As far as I know, both input and output file paths can be anywhere.
I had also checked if the code runs when the file paths have space in them.
I would ask you check the command generated.
Copy the string pasted in invoke powershell activity and use message box / log message while debugging. Inspect the command and try running that in powershell. If it does not work then you know why it does not work.
So, debug in for loop with a message box /log message of the command string.
This one I tried through for loop by getting the path of the folder where I take only pdf and do the further process.
2.The sample input file but without using loop, I am directly giving the file name and output in different location, I am able to get the desired output.
Likewise, if I tried for multiple pdf files, like the first image, I am getting the output with blank page or sometimes, the output itself not getting generated.
I have also tried using the Log message, and able to find that this log message “Failure : The size reduction seem to have not worked as required.” is only getting printed in the output panel.
Kindly, check it out whether there is any idea why I am getting this issue!
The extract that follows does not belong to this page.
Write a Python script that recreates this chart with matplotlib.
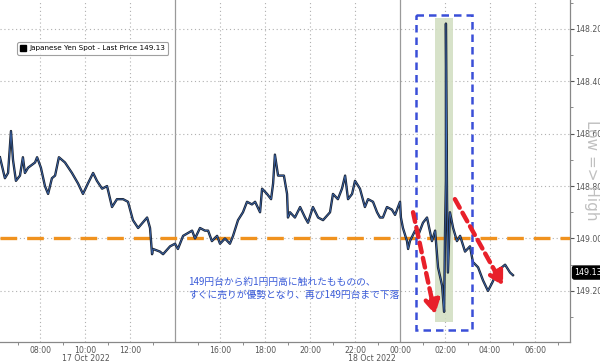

I have even tried of looping the files which are more than 5Mb into the loop
The process of the workflow:
Getting the file directory
Assigning maximum file value
Iterating through the directory
4.Checking whether file size is less than maximum file size
5.if false, then the file size would be more than 5Mb so I need to compress the size of the file.
5.1 the invoke powershell runs
But, finally I am getting the log message : “Failure : The size reduction seem to have not worked as required.”
and I have not got the output file generated since it throws an error.
Kindly, check it there is any mistake in the logic.